Set a few decades ahead of where we are now, the film’s DNA strands are filled in with influences as wide as Ridley Scott’s Prometheus, Vincenzo Natali’s Splice, James Cameron’s Avatar, Christopher Nolan’s Interstellar and especially David Cronenberg’s The Fly. The story is another case of scientists messing around with things they really shouldn’t be messing about with and bugger the consequences but even on those grounds The Titan fails to lift off. The body horror is tame, the violence at times attention grabbing but mostly subdued and the ideas of sacrifice, duty and the worth of your cherished memories are only thinly presented in a story that has stretches of predictability.
You know straight off things will go awry and that Tom Wilkinson’s atypical moral sidestepping scientist is untrustworthy and it leaves the film following a particular path, with the promise there may be something more, only when the finale does arrive, it feels disappointingly anti-climatic and leaves one wondering what the film actually wanted to achieve.
The acting is certainly not dreadful but – like the film as a whole – fails to leave an imprint or form a connection, even as lives are lost and the forces of an uncaring science take liberties.

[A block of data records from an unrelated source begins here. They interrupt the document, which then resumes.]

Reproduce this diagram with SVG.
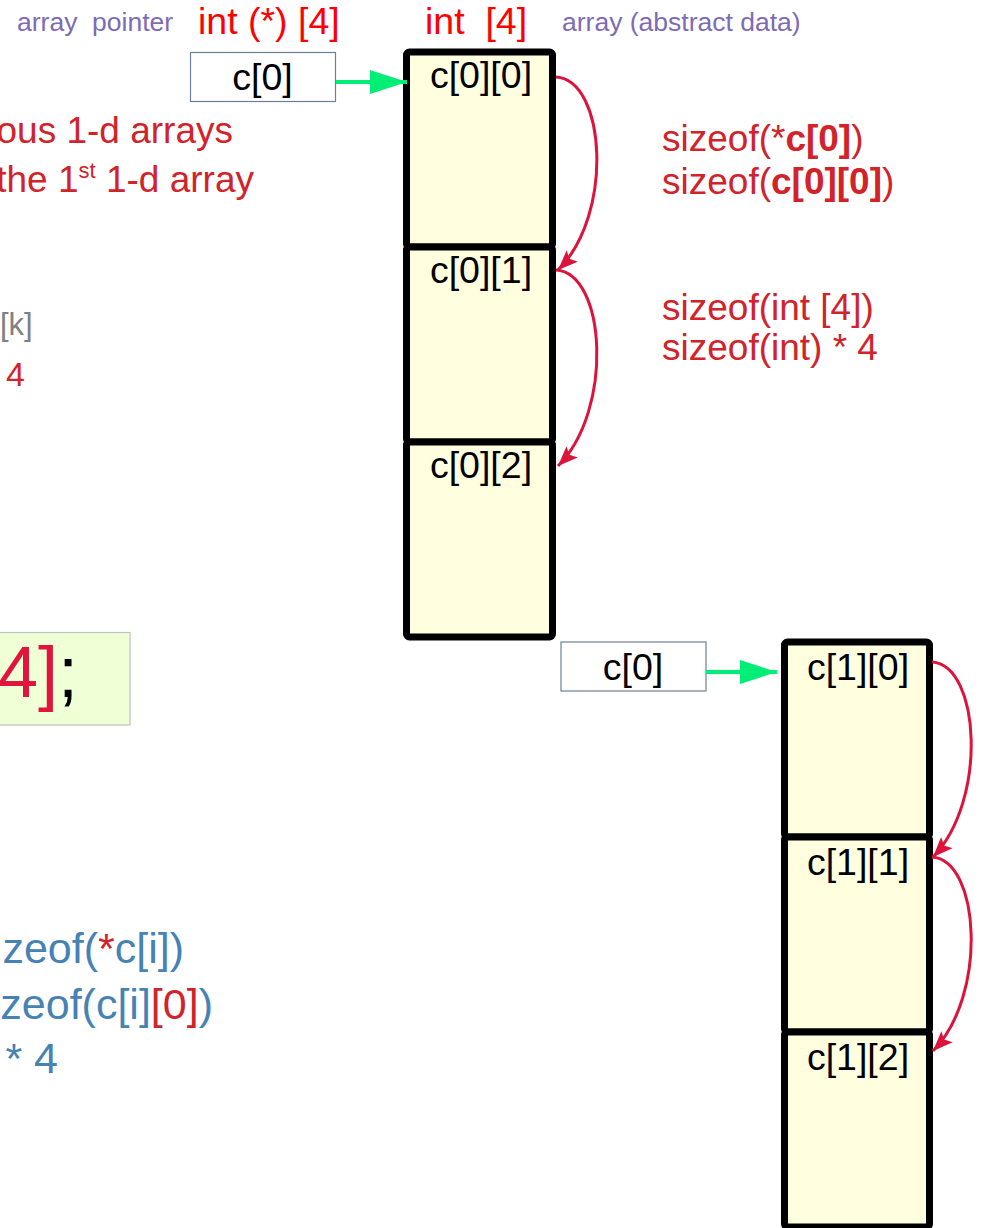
<svg xmlns="http://www.w3.org/2000/svg" width="990" height="1228" viewBox="0 0 990 1228">
<style>
text{font-family:"Liberation Sans",Arial,sans-serif}
.cell{fill:#ffffe0;stroke:#000;stroke-width:7}
.lbl{font-size:37.5px;fill:#000;text-anchor:middle}
.ptr{fill:#fff;stroke:#6d7f99;stroke-width:1.2}
.purple{font-size:26.5px;fill:#7d6bb5}
.red{font-size:37.5px;fill:#ff0000}
.dred{font-size:37px;fill:#d2232a}
.blue{font-size:43px;fill:#4682b4}
.g{stroke:#00ee76;stroke-width:4;fill:none}
.r{stroke:#dc143c;stroke-width:3;fill:none}
</style>
<defs>
<marker id="ga" markerUnits="userSpaceOnUse" markerWidth="38" markerHeight="26" refX="37" refY="12" orient="auto"><path d="M0,0 L37,12 L0,24 z" fill="#00ee76"/></marker>
<marker id="ra" markerUnits="userSpaceOnUse" markerWidth="22" markerHeight="16" refX="20" refY="8" orient="auto"><path d="M0,0 L20,8 L0,16 L4,8 z" fill="#dc143c"/></marker>
</defs>

<g id="labels">
<text class="purple" x="17" y="31" xml:space="preserve">array  pointer</text>
<text class="red" x="198" y="34" xml:space="preserve">int (*) [4]</text>
<text class="red" x="425" y="34" xml:space="preserve">int  [4]</text>
<text class="purple" x="562" y="31">array (abstract data)</text>
<text class="dred" x="233" y="143" text-anchor="end">ous 1-d arrays</text>
<text class="dred" x="254" y="192" text-anchor="end">the 1<tspan font-size="22" dy="-14">st</tspan><tspan dy="14"> 1-d array</tspan></text>
<text x="0" y="335" font-size="31" fill="#808080">[k]</text>
<text x="6" y="386" font-size="34" fill="#d2232a">4</text>
<text class="dred" x="662" y="151">sizeof(*<tspan font-weight="bold">c[0]</tspan>)</text>
<text class="dred" x="662" y="194">sizeof(<tspan font-weight="bold">c[0][0]</tspan>)</text>
<text class="dred" x="662" y="320">sizeof(int [4])</text>
<text class="dred" x="662" y="360">sizeof(int) * 4</text>
<text class="blue" x="184" y="963" text-anchor="end">zeof(<tspan fill="#d2232a">*</tspan>c[i])</text>
<text class="blue" x="213" y="1019" text-anchor="end">zeof(c[i]<tspan fill="#d2232a">[0]</tspan>)</text>
<text class="blue" x="58" y="1073" text-anchor="end">* 4</text>
</g>

<g id="code">
<rect x="-10" y="632.5" width="140" height="92.5" fill="#efffd6" stroke="#c0c0c0" stroke-width="1.2"/>
<text x="78" y="697" font-size="72" text-anchor="end" fill="#000"><tspan fill="#e0143c">4]</tspan>;</text>
</g>

<g id="ptr0">
<rect class="ptr" x="190.5" y="52.5" width="145" height="49"/>
<text class="lbl" x="262.5" y="89.5">c[0]</text>
</g>
<g id="ptr1">
<rect class="ptr" x="561" y="642" width="145" height="49"/>
<text class="lbl" x="633" y="679.5">c[0]</text>
</g>

<g id="c00"><rect class="cell" x="406.5" y="52" width="146" height="195" rx="3"/><text class="lbl" x="481" y="88">c[0][0]</text></g>
<g id="c01"><rect class="cell" x="406.5" y="247" width="146" height="195" rx="3"/><text class="lbl" x="481" y="283">c[0][1]</text></g>
<g id="c02"><rect class="cell" x="406.5" y="442" width="146" height="195" rx="3"/><text class="lbl" x="481" y="478">c[0][2]</text></g>

<g id="c10"><rect class="cell" x="784.5" y="642" width="145" height="195" rx="3"/><text class="lbl" x="858" y="679.5">c[1][0]</text></g>
<g id="c11"><rect class="cell" x="784.5" y="837" width="145" height="195" rx="3"/><text class="lbl" x="858" y="874.5">c[1][1]</text></g>
<g id="c12"><rect class="cell" x="784.5" y="1032" width="145" height="195" rx="3"/><text class="lbl" x="858" y="1069.5">c[1][2]</text></g>

<g id="connectors">
<line class="g" x1="336" y1="82" x2="407" y2="82" marker-end="url(#ga)"/>
<line class="g" x1="706" y1="672" x2="777" y2="672" marker-end="url(#ga)"/>
<path class="r" d="M556,77 C606,80 614,215 558,270" marker-end="url(#ra)"/>
<path class="r" d="M556,270 C606,273 614,410 558,466" marker-end="url(#ra)"/>
<path class="r" d="M932,662 C980,665 988,800 933,857" marker-end="url(#ra)"/>
<path class="r" d="M932,857 C980,860 988,995 933,1051" marker-end="url(#ra)"/>
</g>
</svg>
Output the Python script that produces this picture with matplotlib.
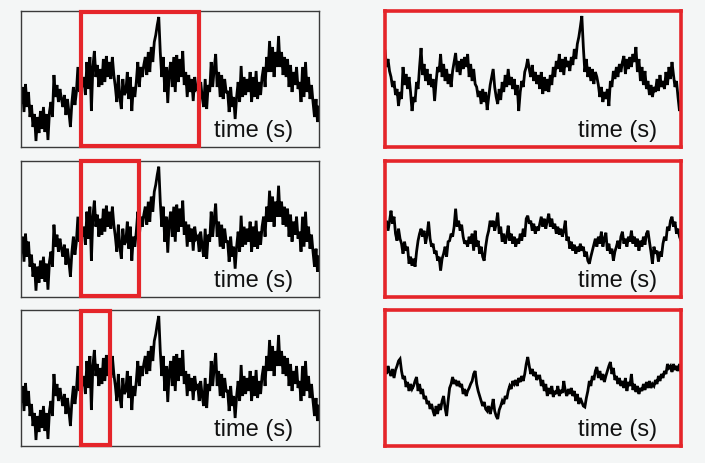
import matplotlib
matplotlib.use("Agg")
import matplotlib.pyplot as plt
import matplotlib.transforms as mtransforms
from matplotlib.patches import Rectangle
import numpy as np

# Full recording shown in the three left panels (amplitude, arbitrary units)
full_trace = [
    45, 60, 35, 63, 40, 55, 30, 42, 20, 33, 6, 30, 14, 36, 18, 40, 15, 33, 7,
    35, 45, 30, 72, 50, 62, 45, 58, 48, 40, 52, 32, 48, 35, 20, 45, 60, 42, 55,
    80, 55, 75, 60, 70, 52, 85, 58, 90, 36, 80, 96, 70, 82, 60, 78, 62, 88, 65,
    91, 70, 85, 68, 90, 72, 60, 45, 72, 50, 38, 68, 52, 55, 75, 48, 70, 36, 60,
    50, 65, 85, 60, 80, 70, 82, 90, 72, 95, 75, 100, 85, 105, 112, 122, 130, 95,
    70, 90, 55, 80, 44, 75, 85, 60, 90, 55, 92, 65, 88, 70, 96, 62, 75, 50, 72,
    55, 68, 46, 70, 58, 60, 45, 65, 50, 40, 68, 38, 62, 55, 85, 60, 78, 93, 60,
    75, 50, 72, 48, 68, 55, 55, 35, 60, 40, 50, 28, 50, 65, 45, 81, 50, 70, 52,
    68, 55, 75, 45, 70, 50, 76, 48, 65, 52, 70, 80, 60, 90, 75, 106, 75, 100, 70,
    95, 80, 111, 80, 95, 72, 90, 70, 88, 60, 82, 55, 75, 62, 80, 58, 65, 45, 80,
    50, 85, 55, 70, 48, 62, 45, 30, 48, 25, 40,
]

# Window (sample indices) highlighted in each left panel
window_start = [40, 40, 40]
window_end = [119, 79, 59.5]

# Zoomed recordings shown in the right panels
zoom_trace_1 = [
    96, 80, 88, 76, 70, 60, 66, 52, 58, 41, 55, 48, 80, 62, 73, 58, 70, 55, 36,
    50, 45, 65, 58, 80, 99, 72, 83, 66, 78, 62, 73, 60, 68, 46, 65, 80, 75, 93,
    70, 83, 66, 78, 63, 73, 60, 76, 85, 94, 75, 86, 72, 88, 78, 90, 80, 93, 70,
    83, 66, 78, 63, 60, 50, 56, 43, 58, 45, 55, 37, 50, 62, 70, 78, 60, 50, 43,
    58, 47, 65, 55, 72, 60, 78, 62, 70, 58, 68, 52, 62, 36, 55, 66, 60, 75, 80,
    88, 78, 70, 82, 66, 75, 63, 72, 58, 75, 53, 70, 56, 68, 55, 72, 62, 80, 70,
    86, 78, 93, 75, 88, 72, 90, 80, 86, 76, 90, 82, 98, 88, 103, 110, 120, 131,
    100, 75, 88, 70, 80, 66, 78, 63, 75, 70, 62, 50, 60, 45, 55, 48, 58, 41, 66,
    60, 76, 68, 80, 70, 83, 75, 85, 91, 73, 88, 78, 90, 80, 93, 85, 100, 75, 88,
    66, 80, 62, 76, 58, 66, 52, 62, 50, 60, 55, 68, 56, 72, 60, 66, 58, 75, 62,
    80, 68, 85, 72, 60, 66, 50, 36, 45,
]

zoom_trace_2 = [
    70, 76, 66, 75, 86, 73, 80, 63, 56, 68, 58, 53, 43, 55, 46, 50, 33, 40, 31,
    38, 30, 45, 56, 63, 68, 60, 66, 53, 62, 75, 58, 50, 53, 43, 46, 36, 40, 26,
    38, 43, 50, 40, 55, 56, 63, 60, 70, 88, 70, 76, 66, 72, 60, 53, 56, 50, 60,
    53, 63, 46, 66, 50, 56, 43, 50, 40, 36, 50, 60, 66, 76, 70, 76, 66, 73, 84,
    63, 70, 55, 63, 53, 60, 71, 56, 63, 53, 60, 50, 58, 53, 63, 56, 68, 60, 78,
    81, 73, 76, 66, 73, 63, 70, 66, 73, 80, 70, 78, 68, 76, 83, 70, 78, 68, 73,
    63, 70, 62, 68, 60, 66, 76, 56, 60, 48, 55, 46, 52, 43, 50, 45, 53, 46, 50,
    40, 45, 36, 33, 40, 46, 52, 58, 50, 60, 53, 65, 50, 58, 64, 46, 53, 43, 48,
    36, 45, 50, 56, 48, 60, 65, 53, 58, 50, 60, 55, 66, 53, 60, 50, 58, 46, 56,
    50, 60, 52, 63, 66, 55, 45, 33, 50, 43, 46, 35, 45, 40, 53, 60, 56, 70, 66,
    76, 80, 70, 75, 63, 68, 60, 56,
]

zoom_trace_3 = [
    79, 72, 80, 74, 70, 77, 68, 76, 80, 85, 87, 75, 67, 70, 59, 64, 55, 62, 57,
    60, 65, 69, 55, 62, 52, 57, 47, 50, 42, 45, 37, 42, 35, 30, 40, 32, 42, 36,
    45, 50, 38, 30, 45, 58, 62, 69, 62, 66, 60, 65, 59, 62, 52, 57, 50, 55, 58,
    62, 65, 72, 75, 62, 55, 50, 45, 40, 44, 37, 35, 40, 32, 38, 47, 35, 30, 27,
    36, 40, 45, 42, 50, 47, 55, 60, 57, 65, 62, 66, 60, 68, 64, 70, 65, 72, 82,
    89, 80, 72, 77, 70, 74, 66, 70, 70, 60, 66, 55, 62, 50, 58, 52, 60, 49, 55,
    52, 60, 50, 56, 53, 65, 55, 50, 57, 52, 58, 50, 55, 45, 52, 42, 48, 44, 40,
    39, 48, 55, 65, 60, 70, 66, 75, 79, 68, 75, 66, 72, 64, 70, 75, 80, 84, 72,
    78, 66, 70, 62, 68, 60, 65, 58, 68, 55, 64, 60, 72, 56, 62, 54, 60, 52, 58,
    55, 62, 56, 64, 58, 65, 58, 62, 60, 66, 62, 70, 65, 72, 68, 75, 72, 82, 78,
    80, 74, 82, 76, 80, 75, 82, 74,
]

zoom_traces = [zoom_trace_1, zoom_trace_2, zoom_trace_3]
x_label = "time (s)"

BG = "#f4f6f6"
RED = "#e5252a"
FRAME = "#3a3a3a"

fig = plt.figure(figsize=(7.05, 4.64), dpi=100, facecolor=BG)

W, H = 705.0, 464.0
rows_px = [(12, 148), (161.7, 297.7), (311, 447)]
left_px = (21, 319)
right_px = (385, 681)


def make_axes(xpx, ypx):
    return fig.add_axes([xpx[0] / W, 1 - ypx[1] / H,
                         (xpx[1] - xpx[0]) / W, (ypx[1] - ypx[0]) / H])


for r in range(3):
    # left panel: full recording with highlighted window
    ax = make_axes(left_px, rows_px[r])
    ax.set_facecolor(BG)
    t = np.arange(len(full_trace))
    ax.plot(t, full_trace, color="black", lw=2.0, solid_joinstyle="miter")
    ax.set_xlim(0, len(full_trace) - 1)
    ax.set_ylim(0, 136)
    ax.set_xticks([])
    ax.set_yticks([])
    for s in ax.spines.values():
        s.set_color(FRAME)
        s.set_linewidth(1.0)
    trans = mtransforms.blended_transform_factory(ax.transData, ax.transAxes)
    rect = Rectangle((window_start[r], 0.005), window_end[r] - window_start[r], 0.99,
                     transform=trans, fill=False, edgecolor=RED, lw=3.0,
                     clip_on=False, zorder=5)
    ax.add_patch(rect)
    ax.text(0.78, 0.125, x_label, transform=ax.transAxes, ha="center", va="center",
            fontsize=17, family=["Liberation Sans", "DejaVu Sans"], color="#111111")

    # right panel: zoomed window
    ax2 = make_axes(right_px, rows_px[r])
    ax2.set_facecolor(BG)
    z = zoom_traces[r]
    tz = np.arange(len(z))
    ax2.plot(tz, z, color="black", lw=2.0, solid_joinstyle="miter")
    ax2.set_xlim(0, len(z) - 1)
    ax2.set_ylim(0, 136)
    ax2.set_xticks([])
    ax2.set_yticks([])
    for s in ax2.spines.values():
        s.set_color(RED)
        s.set_linewidth(2.6)
    ax2.text(0.784, 0.125, x_label, transform=ax2.transAxes, ha="center", va="center",
             fontsize=17, family=["Liberation Sans", "DejaVu Sans"], color="#111111")

fig.savefig("out.png", dpi=100, facecolor=BG)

Sam Worthington’s lead character Rick is undeniably drab and some of the supporting faces don’t get much to work with, although the film is elevated some by its co-lead. Taylor Schilling is very believable and emotional as Abi (Rick’s wife) and she sells us the drama far better than the script manages to. She really is one of The Titan’s strongest attributes.
The other is Jan-Marcello Kahl, whose cinematography is at times rather ethereal and at others very intimate, Kahl gives the film a look that is striking and even when the story struggles, the visuals and settings feel in some way effective and certainly more memorable than the score.
The Titan is in no way unwatchable and should you be in the mood for a slice of science gone violently wrong Sci-Fi, this is certainly more considered than other offerings from the constantly overflowing straight to disc market but overall, there is little in this Netflix Original Film to thrill, chill or leave a lingering feeling…or even a strong momentary one for that matter.